Because the stipend levels announced in the NIH Guide notice are dependent on NIH’s budget appropriations, there are a number of key questions we need to still work through. NIH will be posting more guidance and FAQs about this in the coming months.

7 Comments

  1. I am completely in agreement with postdoc salaries being increased.
    When was the last time the modular grant budget was increased? What is the cost of scientific research inflation since then?

  2. How does this impact existing NRSA and T32 awards that will not receive new NGAs until after December 1? Are institutions expected to make up the shortfall in the stipend to meet the new FLSA minimum?
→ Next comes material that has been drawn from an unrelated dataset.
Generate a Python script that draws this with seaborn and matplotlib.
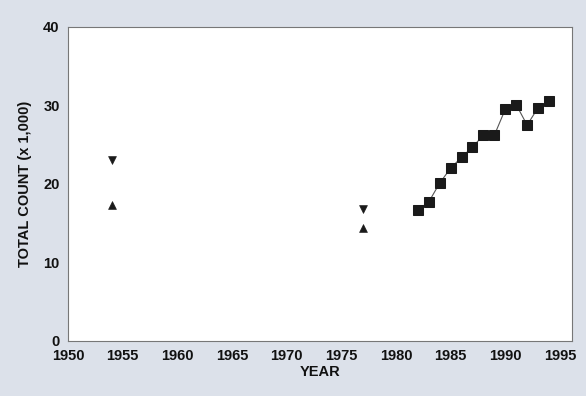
import pandas as pd
import matplotlib
matplotlib.use("Agg")
import matplotlib.pyplot as plt
import seaborn as sns

# annual counts (x 1,000)
years = [1982, 1983, 1984, 1985, 1986, 1987, 1988, 1989, 1990, 1991, 1992, 1993, 1994]
counts = [16.7, 17.7, 20.1, 22.0, 23.4, 24.7, 26.2, 26.2, 29.5, 30.1, 27.5, 29.7, 30.6]

# earlier survey ranges: upper and lower estimates
survey_years = [1954, 1977]
survey_high = [23.1, 16.8]
survey_low = [17.3, 14.4]

df = pd.DataFrame({"year": years, "count": counts})
surv = pd.DataFrame({"year": survey_years, "high": survey_high, "low": survey_low})

sns.set_style("white")
plt.rcParams["font.family"] = ["Liberation Sans", "DejaVu Sans"]
plt.rcParams["font.weight"] = "bold"
plt.rcParams["text.color"] = "#111111"
plt.rcParams["axes.labelcolor"] = "#111111"
plt.rcParams["xtick.labelcolor"] = "#111111"
plt.rcParams["ytick.labelcolor"] = "#111111"

fig = plt.figure(figsize=(5.86, 3.96), dpi=100, facecolor="#dce1ea")
ax = fig.add_axes([0.116, 0.139, 0.86, 0.793])
ax.set_facecolor("white")

sns.lineplot(data=df, x="year", y="count", ax=ax, color="#555555", linewidth=0.8,
             marker="s", markersize=6.5, markerfacecolor="#1a1a1a",
             markeredgecolor="#1a1a1a")
sns.scatterplot(data=surv, x="year", y="high", ax=ax, marker="v", s=32,
                color="#1a1a1a", edgecolor="#1a1a1a")
sns.scatterplot(data=surv, x="year", y="low", ax=ax, marker="^", s=32,
                color="#1a1a1a", edgecolor="#1a1a1a")

ax.set_xlim(1950, 1996.1)
ax.set_ylim(0, 40)
ax.set_xticks(range(1950, 1996, 5))
ax.set_yticks([0, 10, 20, 30, 40])
ax.tick_params(axis="both", direction="out", length=3, width=0.8, color="#666666",
               labelsize=10.5, pad=3)
for lab in ax.get_xticklabels() + ax.get_yticklabels():
    lab.set_fontweight("bold")
for sp in ax.spines.values():
    sp.set_visible(True)
    sp.set_color("#777777")
    sp.set_linewidth(0.8)

ax.set_xlabel("YEAR", fontsize=10.5, fontweight="bold", labelpad=1)
ax.set_ylabel("TOTAL COUNT (x 1,000)", fontsize=10.5, fontweight="bold", labelpad=8)

fig.savefig("out.png", dpi=100, facecolor=fig.get_facecolor())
  3. This is a great initiative and institutions that receive Federal Support should be mandated to follow these salary directives, regardless of whether the postdoc is on a T32. The vast majority of postdocs are not on T32s (NRSA) and are being taken advantage of. There is wide discrepancy in how much postdocs of equivalent experience levels get paid. For example, just in PA, University of Pennsylvania and Penn State have set the right precedent and require that all postdocs (T32 and non-T32 supported) be paid according to NRSA guidelines, while University of Pittsburgh refuses to mandate this. Postdocs at Pitt see this and are very unhappy.

  4. Its a lollypop. Please compare present and proposed salary for 4 or more years. For fresher its a significant benefit but for experienced person its nuts. There is no benefit of having 3 year experience as compared to zero years in salary. Its just a mind game played with postdoc.

  5. With the new changes to the FLSA injunction being issued November 2016, does the NIH anticipate any changes to the 2017 NRSA salaries or will they be remaining as previously suggested?

  6. Is there someplace I can find the FY17 pre-doctoral stipend level all I see is Post doc numbers.